A First General Solubility Model from ONS Challenge Data
After about a year, the Open Notebook Science Solubility Challenge has resulted in over 680 measurements, with about an additional 100 from the literature. Taking into account averaged repeated measurements, discarding some erroneous results and considering only organic solids (so far all of our liquid solutes have proven to be miscible in our solvents), that leaves us with 244 unique values.
Andrew Lang has created a general model (Model003) to predict solubility based on molecular descriptors of both the solutes and solvents. Previous models, such as Rajarshi Guha's Model002 were built only for selected solvents.
Predictions can be made from this web page by entering the SMILES of the solute and optionally the SMILES, dipole moment and dielectric constant of any solvent (convenient sources for these are Wolfram Alpha and Wikipedia). Boc-glycine with diethyl ether as an optional solvent is shown here.
The prediction service then looks up the relevant molecular descriptors from the CDK and makes predictions for some common solvents and the optional one if requested.
If the name of the solute was entered, the service will also report all of the experimental measurements for that solute from the ONS Challenge with links to the lab notebook pages.
There are a few objectives in making this public.
First, we think that it might provide some ideas about possible good or bad solvents for a given solute. The dataset is certainly not large enough to provide a truly general prediction of solubility in absolute terms. However, comparing relative values might be helpful in many cases. In the example above for boc-glycine, the model predicts that toluene would be the poorest solvent, which matches the order of the experimental values, even if the absolute values are not a close match. DMSO, THF, methanol and ethanol are predicted to be good solvents and this is reflected in the measurements.

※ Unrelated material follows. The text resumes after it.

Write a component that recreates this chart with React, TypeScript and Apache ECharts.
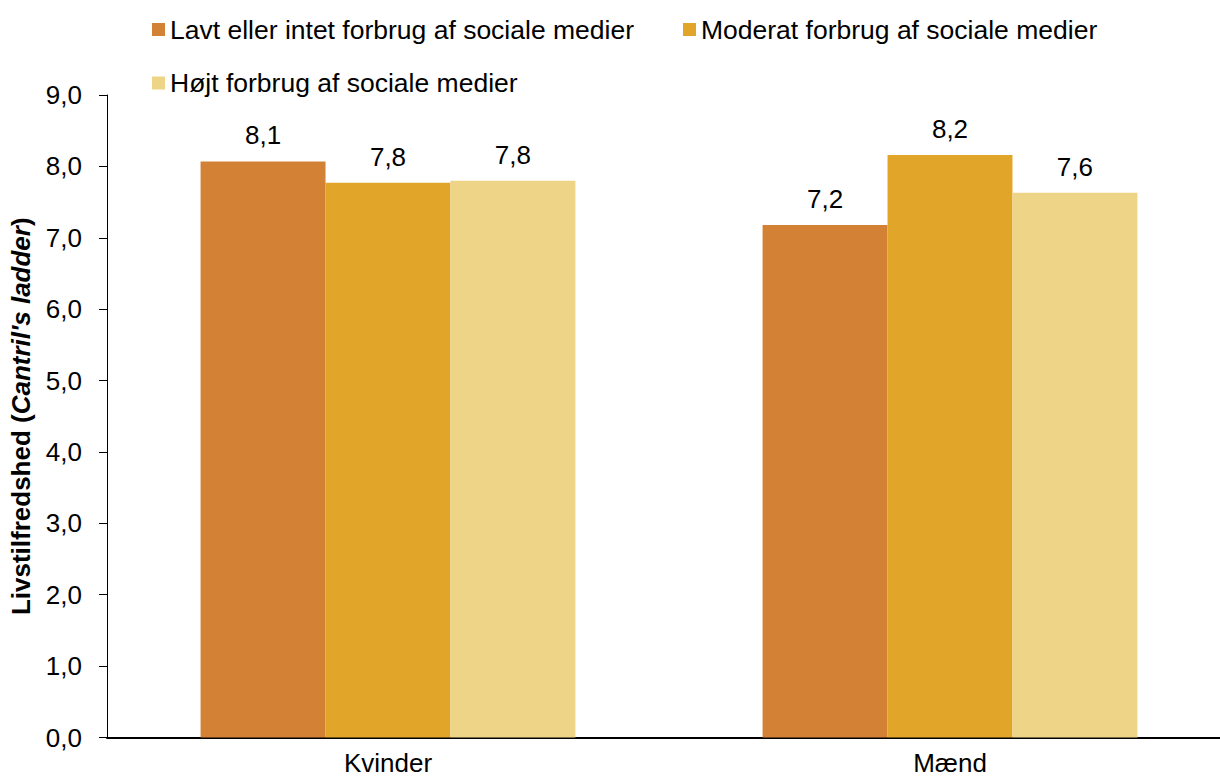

Second, we want to make the model and data public so that other researchers with experience in this area can contribute their own models. We have been working with Marcin Wojnars from TunedIT to make it much easier for models to be submitted. Andy has just converted our dataset to ARFF format and it is available here. We should have more to report on this shortly.
By using molecular descriptors from the solvents we should be able to do predictions for solvent mixtures as well. At some point perhaps we can even include temperature.
The current model fits measurement with this type of distribution:
If we are able to build models automatically in real time after the addition of each data point, we should be able to set up automatic solubility measurement requests to minimize the amount of work it takes to improve each model. This is a step in that direction.